Зато плакучие ивы напоминают о смерти.
Они несколько пышноваты и экзальтированны, все еще сочно зеленые среди осеннего лиственного пестроцветья, и в патетике их есть что-то человеческое. Их, плакучие ивы, Господь сотворил не сразу, а только когда решился сделать людей смертными. Они в известном смысле древесные существа второго порядка, флора с интеллектом и безусловным чувством ритуала.
И в Парке Шиллера листва по-осеннему опадает с деревьев, но не остается на земле. Это не то, что в парк Тиргартен, где достойный жалости посетитель вынужден пробираться по густому лиственному ковру чуть ли не вброд. Производя при этом весьма поэтичный шорох и отягощая душу унынием. В Парке Шиллера предприимчивые аборигены Веддинга[11] кропотливо собирают листву каждый вечер, сушат ее и отапливают ею зимой свои жилища.
Шуршание листвы – роскошь; когда нет центрального отопления, поэзия палой листвы противна природе.
Неизвестный фотограф. Автобусы на Унтер ден Линден. Около 1925 г.
Эмиль Отто Хоппе. Шпрее. Вид на мост Обербаумбрюкке. 1925 г.
Плоды шиповника напоминают маленькие, пузатые бутылочки ликера, словно разбросанные здесь в рекламных целях. Они падают с кустов совершенно бесплатно, а детишки их подбирают. Парковые смотрители наблюдают за этим с эпическим спокойствием. Поистине испытываешь доверие к Создателю, который кормит смотрителей плодами дерев своих и даже одевает их в форменные береты городского магистрата.

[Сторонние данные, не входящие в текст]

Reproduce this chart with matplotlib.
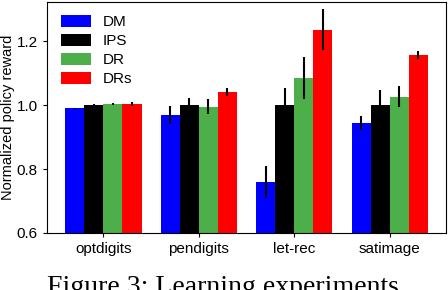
import numpy as np
import matplotlib.pyplot as plt

plt.rcParams['font.family'] = ['Liberation Sans', 'DejaVu Sans']

datasets = ['optdigits', 'pendigits', 'let-rec', 'satimage']
methods = ['DM', 'IPS', 'DR', 'DRs']
colors = ['#0000ff', '#000000', '#4daf4a', '#ff0000']

# mean normalized reward per method (rows) and dataset (cols)
means = [
    [0.990, 0.970, 0.760, 0.944],   # DM
    [1.000, 1.000, 1.000, 1.000],   # IPS
    [1.003, 0.996, 1.086, 1.027],   # DR
    [1.004, 1.042, 1.237, 1.157],   # DRs
]
errs = [
    [0.002, 0.028, 0.050, 0.022],
    [0.003, 0.022, 0.053, 0.047],
    [0.003, 0.023, 0.065, 0.032],
    [0.005, 0.012, 0.063, 0.012],
]

fig = plt.figure(figsize=(4.48, 2.90), dpi=100)
ax = fig.add_axes([47/448, 57/290, 399/448, 231.5/290])

x = np.arange(len(datasets))
w = 0.2
for i, m in enumerate(methods):
    ax.bar(x + (i - 1.5) * w, means[i], w, color=colors[i], label=m,
           yerr=errs[i], error_kw=dict(ecolor='black', elinewidth=1.5, capsize=0))

ax.set_ylim(0.6, 1.325)
ax.set_yticks([0.6, 0.8, 1.0, 1.2])
ax.set_xticks(x)
ax.set_xticklabels(datasets)
ax.tick_params(labelsize=11, length=3)
ax.set_ylabel('Normalized policy reward', fontsize=10.5, labelpad=1)
ax.legend(loc='upper left', frameon=False, fontsize=11, handlelength=2.0,
          handleheight=0.75, labelspacing=0.33, handletextpad=0.75,
          borderaxespad=0.5)

# caption sits at the bottom edge, partly cut off as in the source crop
fig.text(47/448, 15/290, 'Figure 3: Learning experiments', family='Liberation Serif',
         fontsize=20, va='top', ha='left')

fig.savefig('out.png', dpi=100)
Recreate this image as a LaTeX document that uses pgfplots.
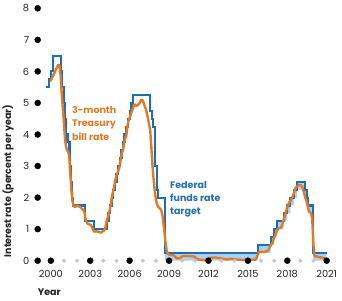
\documentclass[border=0pt]{standalone}
\usepackage{pgfplots}
\pgfplotsset{compat=1.18}
\usepackage{fontspec}
\setmainfont{Poppins}

\definecolor{fedblue}{HTML}{1F6DB5}
\definecolor{bandblue}{HTML}{A9D2F2}
\definecolor{tbill}{HTML}{E07A27}
\definecolor{dotgray}{HTML}{C8C8C8}
\definecolor{ink}{HTML}{222222}

\begin{document}
\begin{tikzpicture}
\useasboundingbox (-37.7pt,-39.3pt) rectangle (304.3pt,260.7pt);
\begin{axis}[
  scale only axis, width=289pt, height=252.4pt,
  at={(0,0)}, anchor=south west,
  xmin=1999, xmax=2021, ymin=0, ymax=8,
  axis line style={draw=none},
  major tick length=0pt,
  xtick={2000,2003,...,2021},
  xticklabels={2000,2003,2006,2009,2012,2015,2018,2021},
  ytick={0,...,8},
  tick label style={font=\fontsize{9.8}{10}\selectfont, text=ink},
  yticklabel style={xshift=-5pt},
  xticklabel style={yshift=-6pt},
  /pgf/number format/assume math mode=true,
  clip=false,
]

% target range since December 2008 (lower to upper bound)
\addplot[fill=bandblue, draw=none] coordinates {
  (2008.67,0.25) (2015.74,0.25) (2015.74,0.5) (2016.73,0.5) (2016.73,0.75)
  (2016.98,0.75) (2016.98,1.0) (2017.23,1.0) (2017.23,1.25) (2017.73,1.25)
  (2017.73,1.5) (2018.00,1.5) (2018.00,1.75) (2018.23,1.75) (2018.23,2.0)
  (2018.52,2.0) (2018.52,2.25) (2018.75,2.25) (2018.75,2.5) (2019.36,2.5)
  (2019.36,2.25) (2019.49,2.25) (2019.49,2.0) (2019.61,2.0) (2019.61,1.75)
  (2019.95,1.75) (2019.95,1.25) (2019.98,1.25) (2019.98,0.25) (2021,0.25)
  (2021,0) (2019.98,0) (2019.98,1.0) (2019.95,1.0) (2019.95,1.5)
  (2019.61,1.5) (2019.61,1.75) (2019.49,1.75) (2019.49,2.0) (2019.36,2.0)
  (2019.36,2.25) (2018.75,2.25) (2018.75,2.0) (2018.52,2.0) (2018.52,1.75)
  (2018.23,1.75) (2018.23,1.5) (2018.00,1.5) (2018.00,1.25) (2017.73,1.25)
  (2017.73,1.0) (2017.23,1.0) (2017.23,0.75) (2016.98,0.75) (2016.98,0.5)
  (2016.73,0.5) (2016.73,0.25) (2015.74,0.25) (2015.74,0) (2008.67,0)
} -- cycle;

% federal funds rate target (upper bound), held until the next change
\addplot[const plot, fedblue, line width=2.1pt, line join=miter] coordinates {
  (1999.65,5.5) (1999.87,5.75) (2000.00,6.0) (2000.15,6.5) (2000.79,6.0)
  (2000.86,5.5) (2000.99,5.0) (2001.08,4.5) (2001.15,4.0) (2001.27,3.75)
  (2001.42,3.5) (2001.49,3.0) (2001.53,2.5) (2001.63,2.0) (2001.72,1.75)
  (2002.63,1.25) (2003.26,1.0) (2004.27,1.25) (2004.39,1.5) (2004.50,1.75)
  (2004.64,2.0) (2004.73,2.25) (2004.87,2.5) (2005.00,2.75) (2005.11,3.0)
  (2005.27,3.25) (2005.38,3.5) (2005.50,3.75) (2005.61,4.0) (2005.73,4.25)
  (2005.86,4.5) (2006.02,4.75) (2006.14,5.0) (2006.27,5.25) (2007.58,4.75)
  (2007.70,4.5) (2007.80,4.25) (2007.93,3.5) (2007.96,3.0) (2008.05,2.25)
  (2008.15,2.0) (2008.67,0.25) (2015.74,0.5) (2016.73,0.75) (2016.98,1.0)
  (2017.23,1.25) (2017.73,1.5) (2018.00,1.75) (2018.23,2.0) (2018.52,2.25)
  (2018.75,2.5) (2019.36,2.25) (2019.49,2.0) (2019.61,1.75) (2019.95,1.25)
  (2019.98,0.25) (2021.00,0.25)
};

% 3-month Treasury bill rate, monthly (lightly smoothed)
\addplot[tbill, line width=2.4pt, line join=round, line cap=round] coordinates {
  (1999.99,5.70) (2000.07,5.78) (2000.15,5.85) (2000.24,5.92) (2000.32,6.00)
  (2000.40,6.08) (2000.49,6.15) (2000.57,6.21) (2000.65,6.20) (2000.74,5.90)
  (2000.82,5.35) (2000.90,4.90) (2000.99,4.42) (2001.07,3.90) (2001.15,3.62)
  (2001.24,3.50) (2001.32,3.46) (2001.40,3.30) (2001.49,2.70) (2001.57,2.20)
  (2001.65,1.88) (2001.74,1.74)
  (2001.82,1.70) (2001.90,1.72) (2001.99,1.75) (2002.07,1.73) (2002.15,1.72)
  (2002.24,1.70) (2002.32,1.67) (2002.40,1.63) (2002.49,1.60) (2002.57,1.52)
  (2002.65,1.30) (2002.74,1.20)
  (2002.82,1.17) (2002.90,1.16) (2002.99,1.14) (2003.07,1.12) (2003.15,1.05)
  (2003.24,0.95) (2003.32,0.92) (2003.40,0.93) (2003.49,0.93) (2003.57,0.92)
  (2003.65,0.92) (2003.74,0.90)
  (2003.82,0.89) (2003.90,0.92) (2003.99,0.94) (2004.07,0.96) (2004.15,1.05)
  (2004.24,1.24) (2004.32,1.35) (2004.40,1.48) (2004.49,1.64) (2004.57,1.80)
  (2004.65,2.03) (2004.74,2.19)
  (2004.82,2.35) (2004.90,2.54) (2004.99,2.70) (2005.07,2.78) (2005.15,2.86)
  (2005.24,3.00) (2005.32,3.22) (2005.40,3.40) (2005.49,3.50) (2005.57,3.70)
  (2005.65,3.86) (2005.74,3.95)
  (2005.82,4.22) (2005.90,4.42) (2005.99,4.52) (2006.07,4.61) (2006.15,4.72)
  (2006.24,4.82) (2006.32,4.92) (2006.40,4.95) (2006.49,4.90) (2006.57,4.92)
  (2006.65,4.95) (2006.74,4.98)
  (2006.82,5.05) (2006.90,5.10) (2006.99,5.08) (2007.07,5.00) (2007.15,4.90)
  (2007.24,4.80) (2007.32,4.65) (2007.40,4.50) (2007.49,4.30) (2007.57,4.10)
  (2007.65,3.60) (2007.74,3.00)
  (2007.82,2.60) (2007.90,2.25) (2007.99,1.95) (2008.07,1.80) (2008.15,1.72)
  (2008.24,1.68) (2008.32,1.65) (2008.40,1.60) (2008.49,1.45) (2008.57,1.20)
  (2008.65,0.90) (2008.74,0.55)
  (2008.82,0.30) (2008.90,0.22) (2008.99,0.20) (2009.07,0.18) (2009.15,0.18)
  (2009.24,0.18) (2009.32,0.17) (2009.40,0.15) (2009.49,0.12) (2009.57,0.09)
  (2009.65,0.07) (2009.74,0.07)
  (2009.82,0.08) (2009.90,0.11) (2009.99,0.13) (2010.07,0.15) (2010.15,0.15)
  (2010.24,0.15) (2010.32,0.15) (2010.40,0.15) (2010.49,0.15) (2010.57,0.14)
  (2010.65,0.14) (2010.74,0.14)
  (2010.82,0.14) (2010.90,0.13) (2010.99,0.10) (2011.07,0.07) (2011.15,0.05)
  (2011.24,0.04) (2011.32,0.03) (2011.40,0.03) (2011.49,0.02) (2011.57,0.02)
  (2011.65,0.02) (2011.74,0.02)
  (2011.82,0.04) (2011.90,0.06) (2011.99,0.08) (2012.07,0.08) (2012.15,0.09)
  (2012.24,0.09) (2012.32,0.10) (2012.40,0.10) (2012.49,0.10) (2012.57,0.10)
  (2012.65,0.09) (2012.74,0.08)
  (2012.82,0.08) (2012.90,0.08) (2012.99,0.08) (2013.07,0.06) (2013.15,0.05)
  (2013.24,0.05) (2013.32,0.04) (2013.40,0.04) (2013.49,0.04) (2013.57,0.05)
  (2013.65,0.06) (2013.74,0.06)
  (2013.82,0.05) (2013.90,0.05) (2013.99,0.04) (2014.07,0.04) (2014.15,0.04)
  (2014.24,0.03) (2014.32,0.03) (2014.40,0.03) (2014.49,0.03) (2014.57,0.02)
  (2014.65,0.02) (2014.74,0.03)
  (2014.82,0.03) (2014.90,0.03) (2014.99,0.03) (2015.07,0.02) (2015.15,0.02)
  (2015.24,0.03) (2015.32,0.03) (2015.40,0.04) (2015.49,0.03) (2015.57,0.03)
  (2015.65,0.08) (2015.74,0.18)
  (2015.82,0.26) (2015.90,0.28) (2015.99,0.28) (2016.07,0.27) (2016.15,0.27)
  (2016.24,0.27) (2016.32,0.29) (2016.40,0.30) (2016.49,0.30) (2016.57,0.34)
  (2016.65,0.42) (2016.74,0.50)
  (2016.82,0.52) (2016.90,0.60) (2016.99,0.72) (2017.07,0.80) (2017.15,0.89)
  (2017.24,0.97) (2017.32,1.02) (2017.40,1.03) (2017.49,1.04) (2017.57,1.08)
  (2017.65,1.20) (2017.74,1.32)
  (2017.82,1.42) (2017.90,1.56) (2017.99,1.68) (2018.07,1.77) (2018.15,1.85)
  (2018.24,1.90) (2018.32,1.96) (2018.40,2.03) (2018.49,2.13) (2018.57,2.24)
  (2018.65,2.32) (2018.74,2.36)
  (2018.82,2.38) (2018.90,2.40) (2018.99,2.40) (2019.07,2.38) (2019.15,2.33)
  (2019.24,2.20) (2019.32,2.08) (2019.40,1.96) (2019.49,1.86) (2019.57,1.68)
  (2019.65,1.56) (2019.74,1.53)
  (2019.82,1.50) (2019.90,1.30) (2019.99,0.50) (2020.07,0.16) (2020.15,0.13)
  (2020.24,0.14) (2020.32,0.13) (2020.40,0.11) (2020.49,0.11) (2020.57,0.10)
  (2020.65,0.10) (2020.74,0.09) (2020.82,0.08) (2020.90,0.07) (2021.00,0.03)
};

% axis dots: years between labels in light grey
\addplot[only marks, mark=*, mark size=1.9pt, dotgray, mark options={draw=none}] coordinates {
  (2001,0) (2002,0) (2004,0) (2005,0) (2007,0) (2008,0) (2010,0) (2011,0)
  (2013,0) (2014,0) (2016,0) (2017,0) (2019,0) (2020,0)
};
% labelled years and vertical-axis values in black
\addplot[only marks, mark=*, mark size=3pt, black, mark options={draw=none}] coordinates {
  (2000,0) (2003,0) (2006,0) (2009,0) (2012,0) (2015,0) (2018,0) (2021,0)
  (1999,0) (1999,1) (1999,2) (1999,3) (1999,4) (1999,5) (1999,6) (1999,7) (1999,8)
};

% series labels
\begin{scope}[font=\fontsize{9.5}{10}\selectfont\bfseries]
\node[anchor=base west, inner sep=0, text=tbill] at (axis cs:2001.61,4.68) {3-month};
\node[anchor=base west, inner sep=0, text=tbill] at (axis cs:2001.61,4.24) {Treasury};
\node[anchor=base west, inner sep=0, text=tbill] at (axis cs:2001.61,3.80) {bill rate};
\node[anchor=base west, inner sep=0, text=fedblue] at (axis cs:2009.07,2.30) {Federal};
\node[anchor=base west, inner sep=0, text=fedblue] at (axis cs:2009.07,1.88) {funds rate};
\node[anchor=base west, inner sep=0, text=fedblue] at (axis cs:2009.07,1.45) {target};
\end{scope}
\end{axis}

% axis titles
\node[anchor=base west, inner sep=0, text=ink, font=\fontsize{9.5}{10}\selectfont\bfseries] at (0pt,-34.3pt) {Year};
\node[rotate=90, inner sep=0, text=ink, font=\fontsize{9.5}{10}\selectfont\bfseries] at (-29.7pt,79.7pt) {Interest rate (percent per year)};
\end{tikzpicture}
\end{document}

Берлинер Бёрзен-Курир, 23.10.1923
Месяц май
Несокрушимая традиция вот уже несколько столетий узаконивает сентиментальную связь между непререкаемым и деловито-сухим наступлением календарного срока – и пробуждением странной умиленности в человеческих сердцах. А ведь чувства человеческие весьма редко – как в данном случае – подчиняются прихотям всеисчисляющего разума. (Тут впору и впрямь поверить, будто природа на самом-то деле живет по законам математики.) Всевластию этого месяца открываются эмоциональные поры даже самых черствых людских особей, наглухо закованных в броню практических соображений. Неодолимому очарованию майской лирики не способен противостоять никто. Вера во всемогущество этого месяца неистребимо гнездится даже в самой холодной и расчетливой груди.